■ **DATASET CONTENT**
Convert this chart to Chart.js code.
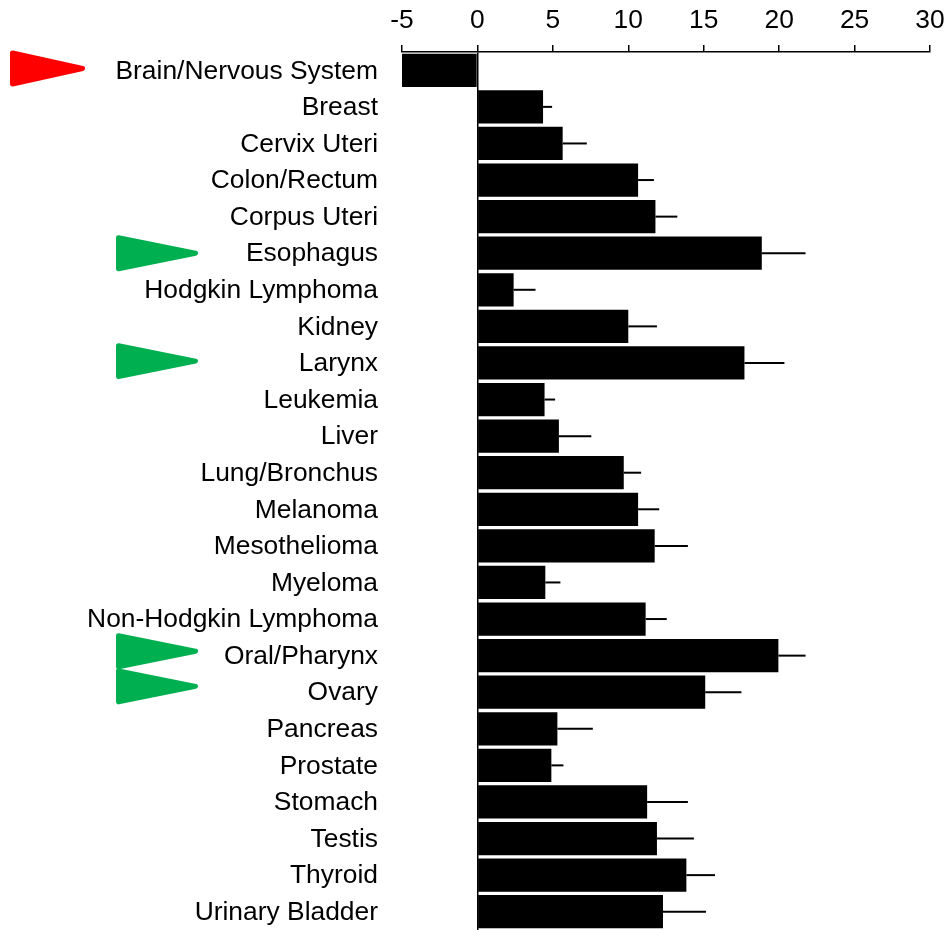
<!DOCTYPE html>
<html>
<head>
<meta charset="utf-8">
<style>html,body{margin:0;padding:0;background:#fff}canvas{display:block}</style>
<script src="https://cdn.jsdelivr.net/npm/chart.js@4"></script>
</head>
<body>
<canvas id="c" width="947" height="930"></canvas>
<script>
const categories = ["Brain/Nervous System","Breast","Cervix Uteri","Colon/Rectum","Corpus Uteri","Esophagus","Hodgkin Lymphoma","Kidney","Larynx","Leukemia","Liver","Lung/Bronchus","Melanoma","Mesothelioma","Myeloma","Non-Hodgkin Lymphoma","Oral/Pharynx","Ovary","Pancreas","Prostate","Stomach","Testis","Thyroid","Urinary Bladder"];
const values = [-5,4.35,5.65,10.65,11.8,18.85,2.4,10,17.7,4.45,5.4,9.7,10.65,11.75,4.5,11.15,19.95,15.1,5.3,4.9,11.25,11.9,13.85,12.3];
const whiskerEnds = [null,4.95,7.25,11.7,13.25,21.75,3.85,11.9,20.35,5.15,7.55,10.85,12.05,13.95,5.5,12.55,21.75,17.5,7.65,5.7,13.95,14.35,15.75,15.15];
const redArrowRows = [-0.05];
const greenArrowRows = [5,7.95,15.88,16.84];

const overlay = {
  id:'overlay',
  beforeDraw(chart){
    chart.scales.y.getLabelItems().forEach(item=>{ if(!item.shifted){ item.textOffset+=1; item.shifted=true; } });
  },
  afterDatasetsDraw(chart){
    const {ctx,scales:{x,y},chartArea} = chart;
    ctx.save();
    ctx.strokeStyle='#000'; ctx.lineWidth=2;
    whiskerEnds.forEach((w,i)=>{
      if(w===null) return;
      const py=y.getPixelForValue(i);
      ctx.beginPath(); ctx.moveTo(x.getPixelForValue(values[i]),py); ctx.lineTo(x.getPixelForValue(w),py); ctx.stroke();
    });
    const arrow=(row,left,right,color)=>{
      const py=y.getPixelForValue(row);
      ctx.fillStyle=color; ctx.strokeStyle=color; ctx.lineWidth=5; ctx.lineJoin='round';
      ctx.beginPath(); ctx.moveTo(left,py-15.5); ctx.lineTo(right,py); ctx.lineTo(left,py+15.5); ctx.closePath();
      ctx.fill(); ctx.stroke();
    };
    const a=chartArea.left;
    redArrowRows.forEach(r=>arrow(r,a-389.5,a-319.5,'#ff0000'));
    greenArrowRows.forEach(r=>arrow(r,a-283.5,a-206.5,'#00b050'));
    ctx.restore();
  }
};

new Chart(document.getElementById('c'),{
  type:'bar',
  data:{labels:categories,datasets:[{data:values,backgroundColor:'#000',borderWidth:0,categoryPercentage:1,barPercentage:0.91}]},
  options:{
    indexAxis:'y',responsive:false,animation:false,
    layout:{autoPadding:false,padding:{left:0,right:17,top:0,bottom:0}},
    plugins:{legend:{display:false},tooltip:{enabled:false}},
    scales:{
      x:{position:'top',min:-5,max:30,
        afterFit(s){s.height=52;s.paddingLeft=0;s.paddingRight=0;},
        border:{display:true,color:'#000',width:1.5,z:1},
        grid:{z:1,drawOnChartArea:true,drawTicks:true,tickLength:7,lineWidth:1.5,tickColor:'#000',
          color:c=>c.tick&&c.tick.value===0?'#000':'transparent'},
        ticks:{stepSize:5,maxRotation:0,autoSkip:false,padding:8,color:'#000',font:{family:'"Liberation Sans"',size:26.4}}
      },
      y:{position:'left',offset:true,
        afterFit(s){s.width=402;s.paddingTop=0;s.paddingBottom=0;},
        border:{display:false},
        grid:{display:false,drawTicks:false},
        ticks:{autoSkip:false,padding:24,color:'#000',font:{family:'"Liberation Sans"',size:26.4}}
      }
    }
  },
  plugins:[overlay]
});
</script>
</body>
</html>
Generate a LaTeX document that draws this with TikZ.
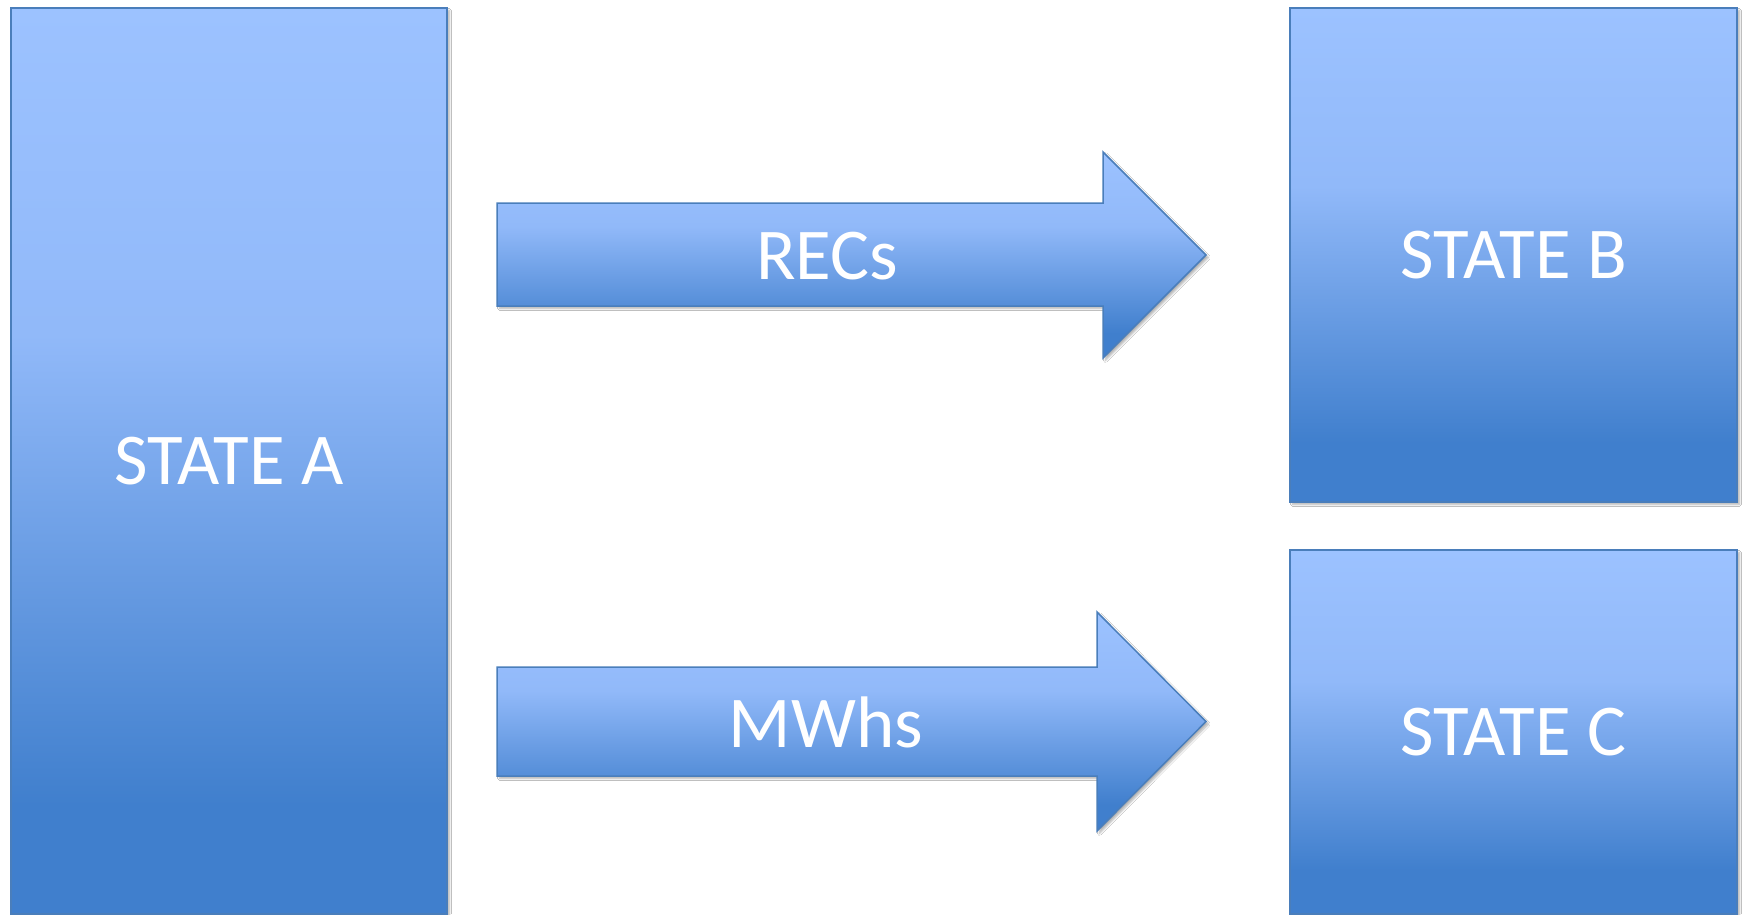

■ **WHAT TO DO**
Reproduce the listing word for word and omit its pictures.

■ **TASK OUTPUT**
Convert this chart to Chart.js code.
<!DOCTYPE html>
<html>
<head>
<meta charset="utf-8">
<style>html,body{margin:0;padding:0;background:#fff}canvas{display:block}</style>
<script src="https://cdn.jsdelivr.net/npm/chart.js@4"></script>
</head>
<body>
<canvas id="c" width="947" height="930"></canvas>
<script>
const categories = ["Brain/Nervous System","Breast","Cervix Uteri","Colon/Rectum","Corpus Uteri","Esophagus","Hodgkin Lymphoma","Kidney","Larynx","Leukemia","Liver","Lung/Bronchus","Melanoma","Mesothelioma","Myeloma","Non-Hodgkin Lymphoma","Oral/Pharynx","Ovary","Pancreas","Prostate","Stomach","Testis","Thyroid","Urinary Bladder"];
const values = [-5,4.35,5.65,10.65,11.8,18.85,2.4,10,17.7,4.45,5.4,9.7,10.65,11.75,4.5,11.15,19.95,15.1,5.3,4.9,11.25,11.9,13.85,12.3];
const whiskerEnds = [null,4.95,7.25,11.7,13.25,21.75,3.85,11.9,20.35,5.15,7.55,10.85,12.05,13.95,5.5,12.55,21.75,17.5,7.65,5.7,13.95,14.35,15.75,15.15];
const redArrowRows = [-0.05];
const greenArrowRows = [5,7.95,15.88,16.84];

const overlay = {
  id:'overlay',
  beforeDraw(chart){
    chart.scales.y.getLabelItems().forEach(item=>{ if(!item.shifted){ item.textOffset+=1; item.shifted=true; } });
  },
  afterDatasetsDraw(chart){
    const {ctx,scales:{x,y},chartArea} = chart;
    ctx.save();
    ctx.strokeStyle='#000'; ctx.lineWidth=2;
    whiskerEnds.forEach((w,i)=>{
      if(w===null) return;
      const py=y.getPixelForValue(i);
      ctx.beginPath(); ctx.moveTo(x.getPixelForValue(values[i]),py); ctx.lineTo(x.getPixelForValue(w),py); ctx.stroke();
    });
    const arrow=(row,left,right,color)=>{
      const py=y.getPixelForValue(row);
      ctx.fillStyle=color; ctx.strokeStyle=color; ctx.lineWidth=5; ctx.lineJoin='round';
      ctx.beginPath(); ctx.moveTo(left,py-15.5); ctx.lineTo(right,py); ctx.lineTo(left,py+15.5); ctx.closePath();
      ctx.fill(); ctx.stroke();
    };
    const a=chartArea.left;
    redArrowRows.forEach(r=>arrow(r,a-389.5,a-319.5,'#ff0000'));
    greenArrowRows.forEach(r=>arrow(r,a-283.5,a-206.5,'#00b050'));
    ctx.restore();
  }
};

new Chart(document.getElementById('c'),{
  type:'bar',
  data:{labels:categories,datasets:[{data:values,backgroundColor:'#000',borderWidth:0,categoryPercentage:1,barPercentage:0.91}]},
  options:{
    indexAxis:'y',responsive:false,animation:false,
    layout:{autoPadding:false,padding:{left:0,right:17,top:0,bottom:0}},
    plugins:{legend:{display:false},tooltip:{enabled:false}},
    scales:{
      x:{position:'top',min:-5,max:30,
        afterFit(s){s.height=52;s.paddingLeft=0;s.paddingRight=0;},
        border:{display:true,color:'#000',width:1.5,z:1},
        grid:{z:1,drawOnChartArea:true,drawTicks:true,tickLength:7,lineWidth:1.5,tickColor:'#000',
          color:c=>c.tick&&c.tick.value===0?'#000':'transparent'},
        ticks:{stepSize:5,maxRotation:0,autoSkip:false,padding:8,color:'#000',font:{family:'"Liberation Sans"',size:26.4}}
      },
      y:{position:'left',offset:true,
        afterFit(s){s.width=402;s.paddingTop=0;s.paddingBottom=0;},
        border:{display:false},
        grid:{display:false,drawTicks:false},
        ticks:{autoSkip:false,padding:24,color:'#000',font:{family:'"Liberation Sans"',size:26.4}}
      }
    }
  },
  plugins:[overlay]
});
</script>
</body>
</html>
Generate a LaTeX document that draws this with TikZ.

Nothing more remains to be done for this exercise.